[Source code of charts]
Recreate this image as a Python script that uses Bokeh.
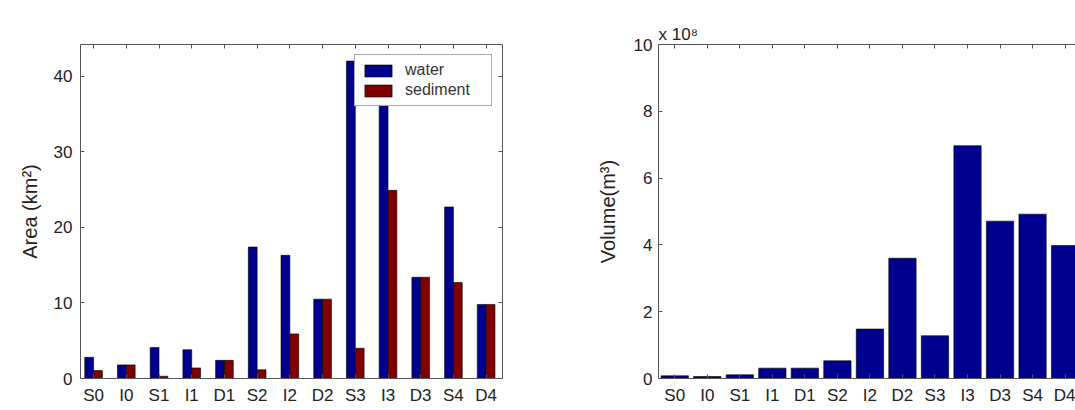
from bokeh.plotting import figure
from bokeh.layouts import row
from bokeh.models import Range1d, FixedTicker, LinearAxis, Title, ColumnDataSource
from bokeh.transform import dodge
from bokeh.embed import file_html
from bokeh.resources import INLINE

# ---------------- data ----------------
categories = ["S0", "I0", "S1", "I1", "D1", "S2", "I2", "D2", "S3", "I3", "D3", "S4", "D4"]
water_area = [2.8, 1.8, 4.1, 3.8, 2.4, 17.4, 16.3, 10.5, 42.0, 40.0, 13.4, 22.7, 9.8]
sediment_area = [1.05, 1.8, 0.3, 1.4, 2.4, 1.15, 5.9, 10.5, 4.0, 24.9, 13.4, 12.7, 9.8]
volume_m3 = [0.08e8, 0.06e8, 0.11e8, 0.31e8, 0.31e8, 0.53e8, 1.48e8, 3.6e8,
             1.28e8, 6.97e8, 4.71e8, 4.92e8, 3.98e8]
area_ticks = [0, 10, 20, 30, 40]
volume_ticks = [0, 2, 4, 6, 8, 10]
volume_scale = 1e8

FONT = "Liberation Sans"
BLUE = "#00008F"
RED = "#800000"
AXIS_COLOR = "#555555"
TEXT_COLOR = "#222222"
TICK_FS = "17px"
LABEL_FS = "20px"

xs = [i + 1 for i in range(len(categories))]
cat_labels = {x: c for x, c in zip(xs, categories)}


def style_axis(ax):
    ax.axis_line_color = AXIS_COLOR
    ax.axis_line_width = 1
    ax.major_tick_line_color = AXIS_COLOR
    ax.major_tick_in = 4
    ax.major_tick_out = 0
    ax.minor_tick_line_color = None
    ax.major_label_text_font = FONT
    ax.major_label_text_font_size = TICK_FS
    ax.major_label_text_color = TEXT_COLOR
    ax.axis_label_text_font = FONT
    ax.axis_label_text_font_style = "normal"
    ax.axis_label_text_font_size = LABEL_FS
    ax.axis_label_text_color = TEXT_COLOR


def box_axis(ticks):
    ax = LinearAxis(ticker=FixedTicker(ticks=ticks),
                    major_label_overrides={t: "" for t in ticks})
    style_axis(ax)
    ax.major_label_text_font_size = "0px"
    ax.major_label_standoff = 0
    return ax


# ---------------- left: area ----------------
p1 = figure(width=560, height=408, output_backend="svg", toolbar_location=None,
            x_range=Range1d(0.6, 13.5), y_range=Range1d(0, 44.2),
            min_border_left=80, min_border_right=58, min_border_top=44, min_border_bottom=30)
p1.frame_width = 422
p1.frame_height = 334
p1.outline_line_color = None
p1.xgrid.visible = False
p1.ygrid.visible = False

src1 = ColumnDataSource(dict(x=xs, water=water_area, sediment=sediment_area))
p1.vbar(x=dodge("x", -0.135, range=p1.x_range), top="water", width=0.27, bottom=0,
        source=src1, fill_color=BLUE, line_color="black", line_width=0.6,
        legend_label="water")
p1.vbar(x=dodge("x", 0.135, range=p1.x_range), top="sediment", width=0.27, bottom=0,
        source=src1, fill_color=RED, line_color="black", line_width=0.6,
        legend_label="sediment")

p1.xaxis.ticker = FixedTicker(ticks=xs)
p1.xaxis.major_label_overrides = cat_labels
p1.xaxis.major_label_standoff = 7
p1.yaxis.ticker = FixedTicker(ticks=area_ticks)
p1.yaxis.axis_label = "Area (km²)"
p1.yaxis.major_label_standoff = 8
p1.yaxis.axis_label_standoff = 10
for ax in p1.xaxis + p1.yaxis:
    style_axis(ax)

p1.add_layout(box_axis(xs), "above")
p1.add_layout(box_axis(area_ticks), "right")

lg = p1.legend[0]
lg.location = "top_right"
lg.margin = 10
lg.padding = 6
lg.spacing = 2
lg.glyph_width = 34
lg.glyph_height = 15
lg.label_height = 15
lg.label_width = 80
lg.label_standoff = 10
lg.label_text_font = FONT
lg.label_text_font_size = "16px"
lg.label_text_color = "#333333"
lg.border_line_color = AXIS_COLOR
lg.border_line_width = 1
lg.background_fill_alpha = 1

# ---------------- right: volume ----------------
vol_scaled = [v / volume_scale for v in volume_m3]
p2 = figure(width=515, height=408, output_backend="svg", toolbar_location=None,
            x_range=Range1d(0.5, 13.32), y_range=Range1d(0, 10),
            min_border_left=98, min_border_right=0, min_border_top=44, min_border_bottom=30)
p2.frame_width = 417
p2.frame_height = 334
p2.outline_line_color = None
p2.xgrid.visible = False
p2.ygrid.visible = False

src2 = ColumnDataSource(dict(x=xs, vol=vol_scaled))
p2.vbar(x="x", top="vol", width=0.84, bottom=0, source=src2,
        fill_color=BLUE, line_color="black", line_width=0.6)

p2.xaxis.ticker = FixedTicker(ticks=xs)
p2.xaxis.major_label_overrides = cat_labels
p2.xaxis.major_label_standoff = 7
p2.yaxis.ticker = FixedTicker(ticks=volume_ticks)
p2.yaxis.axis_label = "Volume(m³)"
p2.yaxis.major_label_standoff = 6
p2.yaxis.axis_label_standoff = 12
for ax in p2.xaxis + p2.yaxis:
    style_axis(ax)

p2.add_layout(box_axis(xs), "above")
p2.add_layout(Title(text="x 10⁸", align="left", standoff=2, offset=0,
                    text_font=FONT, text_font_size="17px", text_font_style="normal",
                    text_color=TEXT_COLOR), "above")

layout = row(p1, p2)
open("out.html", "w").write(file_html(layout, INLINE))
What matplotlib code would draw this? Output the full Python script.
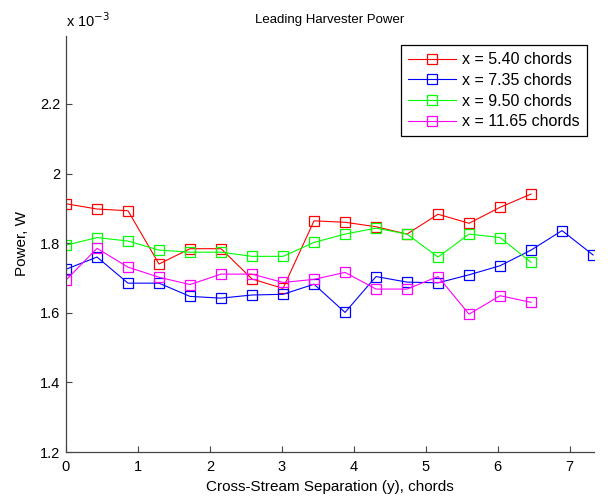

**EXERCISE REQUIREMENTS**
Excluding the pictures, reproduce every entry exactly as given.

**OUTPUT FOR THIS EXERCISE**
Recreate this image as a Python script that uses Bokeh.
from bokeh.plotting import figure
from bokeh.layouts import row
from bokeh.models import Range1d, FixedTicker, LinearAxis, Title, ColumnDataSource
from bokeh.transform import dodge
from bokeh.embed import file_html
from bokeh.resources import INLINE

# ---------------- data ----------------
categories = ["S0", "I0", "S1", "I1", "D1", "S2", "I2", "D2", "S3", "I3", "D3", "S4", "D4"]
water_area = [2.8, 1.8, 4.1, 3.8, 2.4, 17.4, 16.3, 10.5, 42.0, 40.0, 13.4, 22.7, 9.8]
sediment_area = [1.05, 1.8, 0.3, 1.4, 2.4, 1.15, 5.9, 10.5, 4.0, 24.9, 13.4, 12.7, 9.8]
volume_m3 = [0.08e8, 0.06e8, 0.11e8, 0.31e8, 0.31e8, 0.53e8, 1.48e8, 3.6e8,
             1.28e8, 6.97e8, 4.71e8, 4.92e8, 3.98e8]
area_ticks = [0, 10, 20, 30, 40]
volume_ticks = [0, 2, 4, 6, 8, 10]
volume_scale = 1e8

FONT = "Liberation Sans"
BLUE = "#00008F"
RED = "#800000"
AXIS_COLOR = "#555555"
TEXT_COLOR = "#222222"
TICK_FS = "17px"
LABEL_FS = "20px"

xs = [i + 1 for i in range(len(categories))]
cat_labels = {x: c for x, c in zip(xs, categories)}


def style_axis(ax):
    ax.axis_line_color = AXIS_COLOR
    ax.axis_line_width = 1
    ax.major_tick_line_color = AXIS_COLOR
    ax.major_tick_in = 4
    ax.major_tick_out = 0
    ax.minor_tick_line_color = None
    ax.major_label_text_font = FONT
    ax.major_label_text_font_size = TICK_FS
    ax.major_label_text_color = TEXT_COLOR
    ax.axis_label_text_font = FONT
    ax.axis_label_text_font_style = "normal"
    ax.axis_label_text_font_size = LABEL_FS
    ax.axis_label_text_color = TEXT_COLOR


def box_axis(ticks):
    ax = LinearAxis(ticker=FixedTicker(ticks=ticks),
                    major_label_overrides={t: "" for t in ticks})
    style_axis(ax)
    ax.major_label_text_font_size = "0px"
    ax.major_label_standoff = 0
    return ax


# ---------------- left: area ----------------
p1 = figure(width=560, height=408, output_backend="svg", toolbar_location=None,
            x_range=Range1d(0.6, 13.5), y_range=Range1d(0, 44.2),
            min_border_left=80, min_border_right=58, min_border_top=44, min_border_bottom=30)
p1.frame_width = 422
p1.frame_height = 334
p1.outline_line_color = None
p1.xgrid.visible = False
p1.ygrid.visible = False

src1 = ColumnDataSource(dict(x=xs, water=water_area, sediment=sediment_area))
p1.vbar(x=dodge("x", -0.135, range=p1.x_range), top="water", width=0.27, bottom=0,
        source=src1, fill_color=BLUE, line_color="black", line_width=0.6,
        legend_label="water")
p1.vbar(x=dodge("x", 0.135, range=p1.x_range), top="sediment", width=0.27, bottom=0,
        source=src1, fill_color=RED, line_color="black", line_width=0.6,
        legend_label="sediment")

p1.xaxis.ticker = FixedTicker(ticks=xs)
p1.xaxis.major_label_overrides = cat_labels
p1.xaxis.major_label_standoff = 7
p1.yaxis.ticker = FixedTicker(ticks=area_ticks)
p1.yaxis.axis_label = "Area (km²)"
p1.yaxis.major_label_standoff = 8
p1.yaxis.axis_label_standoff = 10
for ax in p1.xaxis + p1.yaxis:
    style_axis(ax)

p1.add_layout(box_axis(xs), "above")
p1.add_layout(box_axis(area_ticks), "right")

lg = p1.legend[0]
lg.location = "top_right"
lg.margin = 10
lg.padding = 6
lg.spacing = 2
lg.glyph_width = 34
lg.glyph_height = 15
lg.label_height = 15
lg.label_width = 80
lg.label_standoff = 10
lg.label_text_font = FONT
lg.label_text_font_size = "16px"
lg.label_text_color = "#333333"
lg.border_line_color = AXIS_COLOR
lg.border_line_width = 1
lg.background_fill_alpha = 1

# ---------------- right: volume ----------------
vol_scaled = [v / volume_scale for v in volume_m3]
p2 = figure(width=515, height=408, output_backend="svg", toolbar_location=None,
            x_range=Range1d(0.5, 13.32), y_range=Range1d(0, 10),
            min_border_left=98, min_border_right=0, min_border_top=44, min_border_bottom=30)
p2.frame_width = 417
p2.frame_height = 334
p2.outline_line_color = None
p2.xgrid.visible = False
p2.ygrid.visible = False

src2 = ColumnDataSource(dict(x=xs, vol=vol_scaled))
p2.vbar(x="x", top="vol", width=0.84, bottom=0, source=src2,
        fill_color=BLUE, line_color="black", line_width=0.6)

p2.xaxis.ticker = FixedTicker(ticks=xs)
p2.xaxis.major_label_overrides = cat_labels
p2.xaxis.major_label_standoff = 7
p2.yaxis.ticker = FixedTicker(ticks=volume_ticks)
p2.yaxis.axis_label = "Volume(m³)"
p2.yaxis.major_label_standoff = 6
p2.yaxis.axis_label_standoff = 12
for ax in p2.xaxis + p2.yaxis:
    style_axis(ax)

p2.add_layout(box_axis(xs), "above")
p2.add_layout(Title(text="x 10⁸", align="left", standoff=2, offset=0,
                    text_font=FONT, text_font_size="17px", text_font_style="normal",
                    text_color=TEXT_COLOR), "above")

layout = row(p1, p2)
open("out.html", "w").write(file_html(layout, INLINE))
What matplotlib code would draw this? Output the full Python script.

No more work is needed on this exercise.